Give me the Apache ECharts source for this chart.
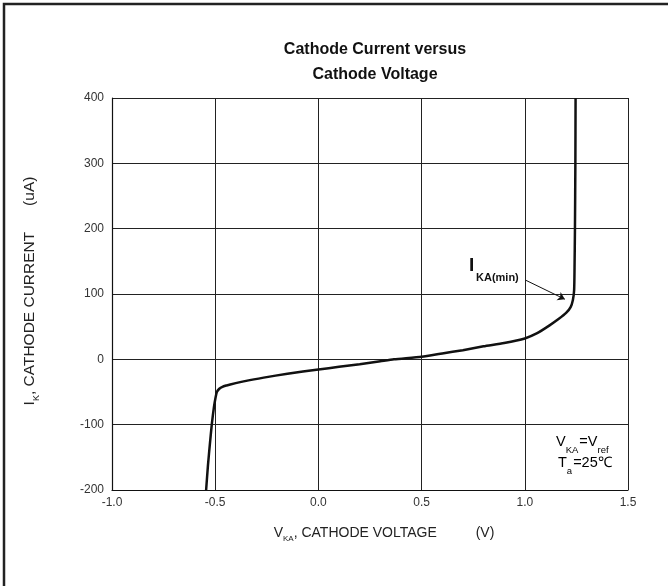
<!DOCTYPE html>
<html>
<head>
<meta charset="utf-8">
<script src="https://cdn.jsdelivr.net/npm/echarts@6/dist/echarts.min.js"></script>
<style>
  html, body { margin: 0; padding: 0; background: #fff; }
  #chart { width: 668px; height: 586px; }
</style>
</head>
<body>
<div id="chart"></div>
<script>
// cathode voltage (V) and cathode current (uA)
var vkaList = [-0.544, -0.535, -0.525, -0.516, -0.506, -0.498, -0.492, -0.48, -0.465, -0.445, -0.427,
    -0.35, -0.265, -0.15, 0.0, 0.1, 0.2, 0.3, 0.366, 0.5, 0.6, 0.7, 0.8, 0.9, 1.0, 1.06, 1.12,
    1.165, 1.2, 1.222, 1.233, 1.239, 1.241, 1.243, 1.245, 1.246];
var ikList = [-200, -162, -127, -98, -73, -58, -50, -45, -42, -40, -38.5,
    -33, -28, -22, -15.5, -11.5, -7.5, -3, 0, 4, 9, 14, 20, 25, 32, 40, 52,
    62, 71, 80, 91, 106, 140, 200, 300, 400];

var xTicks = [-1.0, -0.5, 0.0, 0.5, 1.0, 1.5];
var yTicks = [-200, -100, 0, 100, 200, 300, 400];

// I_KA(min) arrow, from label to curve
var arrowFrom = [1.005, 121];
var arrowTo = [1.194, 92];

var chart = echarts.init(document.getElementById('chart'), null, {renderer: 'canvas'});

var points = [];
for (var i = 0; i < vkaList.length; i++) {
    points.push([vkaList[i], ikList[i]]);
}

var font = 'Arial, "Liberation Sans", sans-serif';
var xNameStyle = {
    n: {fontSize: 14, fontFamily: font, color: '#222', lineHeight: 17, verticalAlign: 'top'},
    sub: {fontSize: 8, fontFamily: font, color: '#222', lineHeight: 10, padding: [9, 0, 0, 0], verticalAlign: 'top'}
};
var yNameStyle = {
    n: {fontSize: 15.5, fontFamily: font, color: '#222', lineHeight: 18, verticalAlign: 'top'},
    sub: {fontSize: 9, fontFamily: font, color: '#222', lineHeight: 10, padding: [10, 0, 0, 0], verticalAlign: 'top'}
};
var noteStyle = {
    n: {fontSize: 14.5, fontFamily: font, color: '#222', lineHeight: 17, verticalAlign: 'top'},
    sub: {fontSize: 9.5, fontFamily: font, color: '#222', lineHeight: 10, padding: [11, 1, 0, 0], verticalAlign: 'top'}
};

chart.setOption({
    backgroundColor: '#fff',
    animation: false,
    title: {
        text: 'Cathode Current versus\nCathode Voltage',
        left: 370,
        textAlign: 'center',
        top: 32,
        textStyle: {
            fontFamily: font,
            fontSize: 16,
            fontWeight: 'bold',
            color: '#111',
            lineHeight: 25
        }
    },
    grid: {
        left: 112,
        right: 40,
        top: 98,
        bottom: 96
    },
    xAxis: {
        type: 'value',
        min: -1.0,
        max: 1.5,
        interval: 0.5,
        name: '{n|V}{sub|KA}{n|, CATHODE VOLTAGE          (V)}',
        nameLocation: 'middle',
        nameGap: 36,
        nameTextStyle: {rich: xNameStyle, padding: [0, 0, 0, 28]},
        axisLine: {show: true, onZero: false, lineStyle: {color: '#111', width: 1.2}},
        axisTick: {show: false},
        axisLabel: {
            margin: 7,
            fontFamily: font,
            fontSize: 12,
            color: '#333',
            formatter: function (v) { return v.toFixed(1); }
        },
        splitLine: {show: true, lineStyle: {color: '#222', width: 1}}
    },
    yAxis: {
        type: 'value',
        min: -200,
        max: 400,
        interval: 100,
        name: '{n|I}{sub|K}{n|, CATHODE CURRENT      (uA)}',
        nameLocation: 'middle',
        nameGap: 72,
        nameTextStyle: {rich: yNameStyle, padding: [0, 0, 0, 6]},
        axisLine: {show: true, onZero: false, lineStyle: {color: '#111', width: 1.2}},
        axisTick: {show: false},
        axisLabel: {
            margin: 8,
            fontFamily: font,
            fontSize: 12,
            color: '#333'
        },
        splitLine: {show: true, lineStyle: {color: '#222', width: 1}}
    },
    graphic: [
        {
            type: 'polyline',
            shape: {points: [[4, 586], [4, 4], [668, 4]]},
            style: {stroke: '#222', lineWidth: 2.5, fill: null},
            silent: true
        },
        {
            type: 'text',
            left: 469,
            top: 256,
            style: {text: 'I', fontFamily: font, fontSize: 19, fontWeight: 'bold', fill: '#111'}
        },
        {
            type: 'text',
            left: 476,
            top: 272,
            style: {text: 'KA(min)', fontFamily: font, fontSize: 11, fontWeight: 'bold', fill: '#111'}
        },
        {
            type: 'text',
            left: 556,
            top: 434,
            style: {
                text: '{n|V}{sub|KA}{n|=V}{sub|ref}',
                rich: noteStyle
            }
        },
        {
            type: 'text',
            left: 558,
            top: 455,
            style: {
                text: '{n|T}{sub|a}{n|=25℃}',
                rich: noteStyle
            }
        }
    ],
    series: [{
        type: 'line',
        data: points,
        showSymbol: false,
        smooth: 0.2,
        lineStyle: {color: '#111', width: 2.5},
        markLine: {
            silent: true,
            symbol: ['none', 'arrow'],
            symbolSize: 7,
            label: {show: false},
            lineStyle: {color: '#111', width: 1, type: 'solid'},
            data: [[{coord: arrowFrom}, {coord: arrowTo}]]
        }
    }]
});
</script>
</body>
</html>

◆ Direction: Return the material exactly as given, apart from the pictures.

◆ Task response:
Give me the Apache ECharts source for this chart.
<!DOCTYPE html>
<html>
<head>
<meta charset="utf-8">
<script src="https://cdn.jsdelivr.net/npm/echarts@6/dist/echarts.min.js"></script>
<style>
  html, body { margin: 0; padding: 0; background: #fff; }
  #chart { width: 668px; height: 586px; }
</style>
</head>
<body>
<div id="chart"></div>
<script>
// cathode voltage (V) and cathode current (uA)
var vkaList = [-0.544, -0.535, -0.525, -0.516, -0.506, -0.498, -0.492, -0.48, -0.465, -0.445, -0.427,
    -0.35, -0.265, -0.15, 0.0, 0.1, 0.2, 0.3, 0.366, 0.5, 0.6, 0.7, 0.8, 0.9, 1.0, 1.06, 1.12,
    1.165, 1.2, 1.222, 1.233, 1.239, 1.241, 1.243, 1.245, 1.246];
var ikList = [-200, -162, -127, -98, -73, -58, -50, -45, -42, -40, -38.5,
    -33, -28, -22, -15.5, -11.5, -7.5, -3, 0, 4, 9, 14, 20, 25, 32, 40, 52,
    62, 71, 80, 91, 106, 140, 200, 300, 400];

var xTicks = [-1.0, -0.5, 0.0, 0.5, 1.0, 1.5];
var yTicks = [-200, -100, 0, 100, 200, 300, 400];

// I_KA(min) arrow, from label to curve
var arrowFrom = [1.005, 121];
var arrowTo = [1.194, 92];

var chart = echarts.init(document.getElementById('chart'), null, {renderer: 'canvas'});

var points = [];
for (var i = 0; i < vkaList.length; i++) {
    points.push([vkaList[i], ikList[i]]);
}

var font = 'Arial, "Liberation Sans", sans-serif';
var xNameStyle = {
    n: {fontSize: 14, fontFamily: font, color: '#222', lineHeight: 17, verticalAlign: 'top'},
    sub: {fontSize: 8, fontFamily: font, color: '#222', lineHeight: 10, padding: [9, 0, 0, 0], verticalAlign: 'top'}
};
var yNameStyle = {
    n: {fontSize: 15.5, fontFamily: font, color: '#222', lineHeight: 18, verticalAlign: 'top'},
    sub: {fontSize: 9, fontFamily: font, color: '#222', lineHeight: 10, padding: [10, 0, 0, 0], verticalAlign: 'top'}
};
var noteStyle = {
    n: {fontSize: 14.5, fontFamily: font, color: '#222', lineHeight: 17, verticalAlign: 'top'},
    sub: {fontSize: 9.5, fontFamily: font, color: '#222', lineHeight: 10, padding: [11, 1, 0, 0], verticalAlign: 'top'}
};

chart.setOption({
    backgroundColor: '#fff',
    animation: false,
    title: {
        text: 'Cathode Current versus\nCathode Voltage',
        left: 370,
        textAlign: 'center',
        top: 32,
        textStyle: {
            fontFamily: font,
            fontSize: 16,
            fontWeight: 'bold',
            color: '#111',
            lineHeight: 25
        }
    },
    grid: {
        left: 112,
        right: 40,
        top: 98,
        bottom: 96
    },
    xAxis: {
        type: 'value',
        min: -1.0,
        max: 1.5,
        interval: 0.5,
        name: '{n|V}{sub|KA}{n|, CATHODE VOLTAGE          (V)}',
        nameLocation: 'middle',
        nameGap: 36,
        nameTextStyle: {rich: xNameStyle, padding: [0, 0, 0, 28]},
        axisLine: {show: true, onZero: false, lineStyle: {color: '#111', width: 1.2}},
        axisTick: {show: false},
        axisLabel: {
            margin: 7,
            fontFamily: font,
            fontSize: 12,
            color: '#333',
            formatter: function (v) { return v.toFixed(1); }
        },
        splitLine: {show: true, lineStyle: {color: '#222', width: 1}}
    },
    yAxis: {
        type: 'value',
        min: -200,
        max: 400,
        interval: 100,
        name: '{n|I}{sub|K}{n|, CATHODE CURRENT      (uA)}',
        nameLocation: 'middle',
        nameGap: 72,
        nameTextStyle: {rich: yNameStyle, padding: [0, 0, 0, 6]},
        axisLine: {show: true, onZero: false, lineStyle: {color: '#111', width: 1.2}},
        axisTick: {show: false},
        axisLabel: {
            margin: 8,
            fontFamily: font,
            fontSize: 12,
            color: '#333'
        },
        splitLine: {show: true, lineStyle: {color: '#222', width: 1}}
    },
    graphic: [
        {
            type: 'polyline',
            shape: {points: [[4, 586], [4, 4], [668, 4]]},
            style: {stroke: '#222', lineWidth: 2.5, fill: null},
            silent: true
        },
        {
            type: 'text',
            left: 469,
            top: 256,
            style: {text: 'I', fontFamily: font, fontSize: 19, fontWeight: 'bold', fill: '#111'}
        },
        {
            type: 'text',
            left: 476,
            top: 272,
            style: {text: 'KA(min)', fontFamily: font, fontSize: 11, fontWeight: 'bold', fill: '#111'}
        },
        {
            type: 'text',
            left: 556,
            top: 434,
            style: {
                text: '{n|V}{sub|KA}{n|=V}{sub|ref}',
                rich: noteStyle
            }
        },
        {
            type: 'text',
            left: 558,
            top: 455,
            style: {
                text: '{n|T}{sub|a}{n|=25℃}',
                rich: noteStyle
            }
        }
    ],
    series: [{
        type: 'line',
        data: points,
        showSymbol: false,
        smooth: 0.2,
        lineStyle: {color: '#111', width: 2.5},
        markLine: {
            silent: true,
            symbol: ['none', 'arrow'],
            symbolSize: 7,
            label: {show: false},
            lineStyle: {color: '#111', width: 1, type: 'solid'},
            data: [[{coord: arrowFrom}, {coord: arrowTo}]]
        }
    }]
});
</script>
</body>
</html>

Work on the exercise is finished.